This game's title screen kinda lies, you know. It looks like there's going to be rigorously most shooty space battles, and on the most part ... Well we'll get into it.
Weird worlds: Return to Infinite Space is essentially a 4X game through the filter of having 1.5X instead of the full four. Unlike the other four in this so-called Dork Quadrant, it doesn't really involve being a topdown or side-scrolling shooter, and is instead a pointy clicky space map game. It reminds me a lot of playing Master of Orion Two, looking both visually similar and borrowing a couple elements, though this is not to say that the game is that deep or that uncreative.
Merely that if you're familiar with taking a space ship and exploring the stars on a 2d map with little distances between them, you'll probably find this game almost eeriely familiar.
Weird worlds is based around going through space, with an expiration date, and doing "things" for score. The initial concept is a promising one - a vast universe to unravel and hunt through, with a tight time table and an unforgiving menace lurking among the stars. As I said, it conveys the impression of being a 4X game - You fly your ship planet to planet, and you mostly explore (1x) and very rarely exterminate (0.5x) - but between the two points on the spectrum, you're sort of left holding the bag.

Basically, you go from world to world looking for loot, upgrades, aliens to contact or fight and events. You have a relative time frame to do this in, depending on the map size, and various upgrades can dramatically change how you move around the sector. Generally speaking, you fight only if you want to engage and most engagements can be quickly retreated from.
The world to world part stuff is mostly described in text - the star map is pretty, with little animated star systems, nebula and black hole (including a black hole slowly drinking away at a nebula it is in, which looks neat) but it doesn't really waste too much effort on this. Star systems can have different kinds of stars, including binary, but they seem to make little difference as to what can be on the star. I say "star" because in spite of the fact it references planets, no system has more than one planet, which seems rather silly given our solar system has eight and I don't believe is described by astronomers as much of an anomaly in that.

Charming is a good word for the game in general, especially when it comes to the visuals. The designs of the ship are generally good, and the various little alien quips or events are sharply written. There's a couple cute twists in events, stuff that made me smirk or laugh outloud in surprise, which is good.
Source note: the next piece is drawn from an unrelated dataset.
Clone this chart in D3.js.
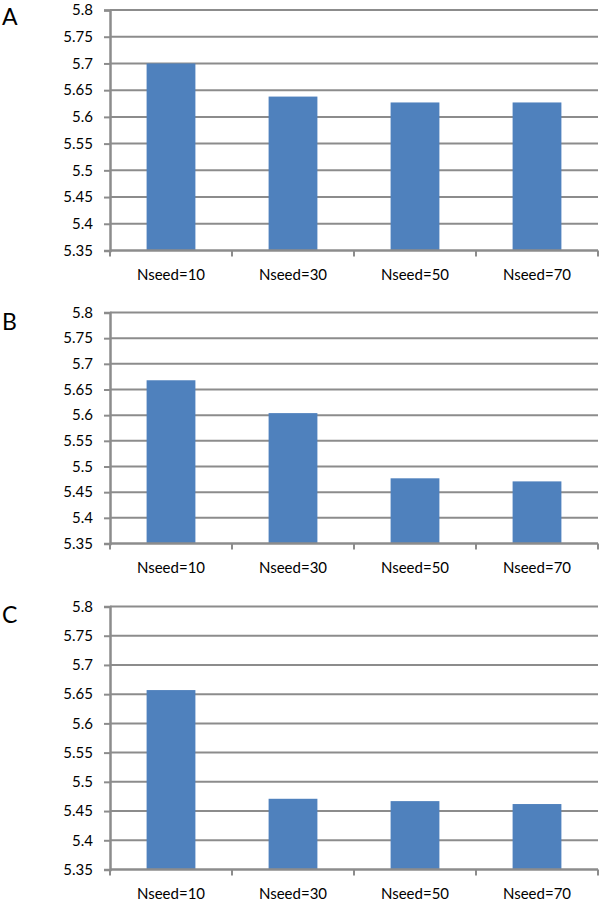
<!DOCTYPE html>
<html>
<head>
<meta charset="utf-8">
<script src="https://cdn.jsdelivr.net/npm/d3@7"></script>
<style>
  html, body { margin: 0; padding: 0; background: #fff; }
  svg { display: block; }
  text { font-family: Lato, "Open Sans", sans-serif; fill: #000; }
</style>
</head>
<body>
<svg id="chart" width="600" height="901"></svg>
<script>
const categories = ["Nseed=10", "Nseed=30", "Nseed=50", "Nseed=70"];
const panelLabels = ["A", "B", "C"];
const valuesA = [5.70, 5.638, 5.627, 5.627];
const valuesB = [5.668, 5.604, 5.477, 5.471];
const valuesC = [5.657, 5.471, 5.467, 5.462];
const tickValues = [5.35, 5.4, 5.45, 5.5, 5.55, 5.6, 5.65, 5.7, 5.75, 5.8];
const tickLabels = ["5.35", "5.4", "5.45", "5.5", "5.55", "5.6", "5.65", "5.7", "5.75", "5.8"];

const panels = [
  { label: panelLabels[0], values: valuesA, top: 10, bottom: 250.5, letterY: 25 },
  { label: panelLabels[1], values: valuesB, top: 312.5, bottom: 543.5, letterY: 330 },
  { label: panelLabels[2], values: valuesC, top: 606.5, bottom: 869.5, letterY: 623 }
];

const svg = d3.select("#chart");
const left = 110, right = 598;
const gridColor = "#8c8c8c";
const barColor = "#4f81bd";

panels.forEach(p => {
  const g = svg.append("g");
  const x = d3.scaleBand().domain(categories).range([left, right]).paddingInner(0.6).paddingOuter(0.3);
  const y = d3.scaleLinear().domain([5.35, 5.8]).range([p.bottom, p.top]);

  // gridlines
  g.append("g").selectAll("line").data(tickValues.slice(1)).join("line")
    .attr("x1", left).attr("x2", right)
    .attr("y1", d => y(d)).attr("y2", d => y(d))
    .attr("stroke", gridColor).attr("stroke-width", 2);

  // bars
  g.append("g").selectAll("rect").data(p.values).join("rect")
    .attr("x", (d, i) => x(categories[i]))
    .attr("width", x.bandwidth())
    .attr("y", d => y(d))
    .attr("height", d => y(5.35) - y(d))
    .attr("fill", barColor);

  // y axis
  const yAxis = d3.axisLeft(y).tickValues(tickValues)
    .tickFormat((d, i) => tickLabels[i]).tickSizeOuter(0).tickSize(6).tickPadding(11);
  const ya = g.append("g").attr("transform", `translate(${left},0)`).call(yAxis);
  ya.select(".domain").attr("stroke", gridColor).attr("stroke-width", 2.5);
  ya.selectAll(".tick line").attr("stroke", gridColor).attr("stroke-width", 2);
  ya.selectAll(".tick text").style("font-size", "15px").style("font-family", "Lato, 'Open Sans', sans-serif").attr("fill", "#000");

  // x axis line and boundary ticks
  const bounds = d3.range(categories.length + 1).map(i => left + (right - left) * i / categories.length);
  g.append("line").attr("x1", left).attr("x2", right)
    .attr("y1", y(5.35)).attr("y2", y(5.35))
    .attr("stroke", gridColor).attr("stroke-width", 2.5);
  g.append("g").selectAll("line").data(bounds).join("line")
    .attr("x1", d => d).attr("x2", d => d)
    .attr("y1", y(5.35)).attr("y2", y(5.35) + 6)
    .attr("stroke", gridColor).attr("stroke-width", 2);

  // category labels
  g.append("g").selectAll("text").data(categories).join("text")
    .attr("x", d => x(d) + x.bandwidth() / 2)
    .attr("y", y(5.35) + 29)
    .attr("text-anchor", "middle")
    .style("font-size", "15px")
    .text(d => d);

  // panel letter
  g.append("text").attr("x", 2).attr("y", p.letterY)
    .style("font-size", "23px").text(p.label);
});
</script>
</body>
</html>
The game on the other hand has the general rogue fatigue that I associate with roguelikes in general and in this case I have no idea why it bothers with this sort of nonsense. The game tells you what engines do and that's it. Do thrusters make me go faster, is this weapon better than other weapons, does this shield work better? You just need to keep slamming your face into the game over and over, trying to figure out what is or isn't. The problem here is the game gives so little feedback I honestly don't know how I'm supposed to deduce any useful information from encounters. Everything is just so vague.
Beyond that the game just suffers from neither doing enough in general and doing enough with its core premise. You spend most of each game just going from star to star, picking up loot. That's fine, but the amount of loot and events in the game is rather thin. Two or three games and you'll have seen most of the content, and I don't really get why. It can't take that much development time to add a couple more events, and just having the same loot over and over gets boring. You very rarely hit on more interesting events like arriving just in time to fight in a three way battle, but much of the game is just floating from star to star.

While I like Weird worlds, and think it does successfully capture that great part of an 4X where you're searching the galaxy, it could use ... More. If you're looking for a nice little coffee game to get a couple hours out of, I think Weird worlds fits the bill just fine, but it is much more shallow and obnoxious than it needs to be for deeper long term playing. I really wish the combat felt less "brick wall" and more like something more naturally in the game.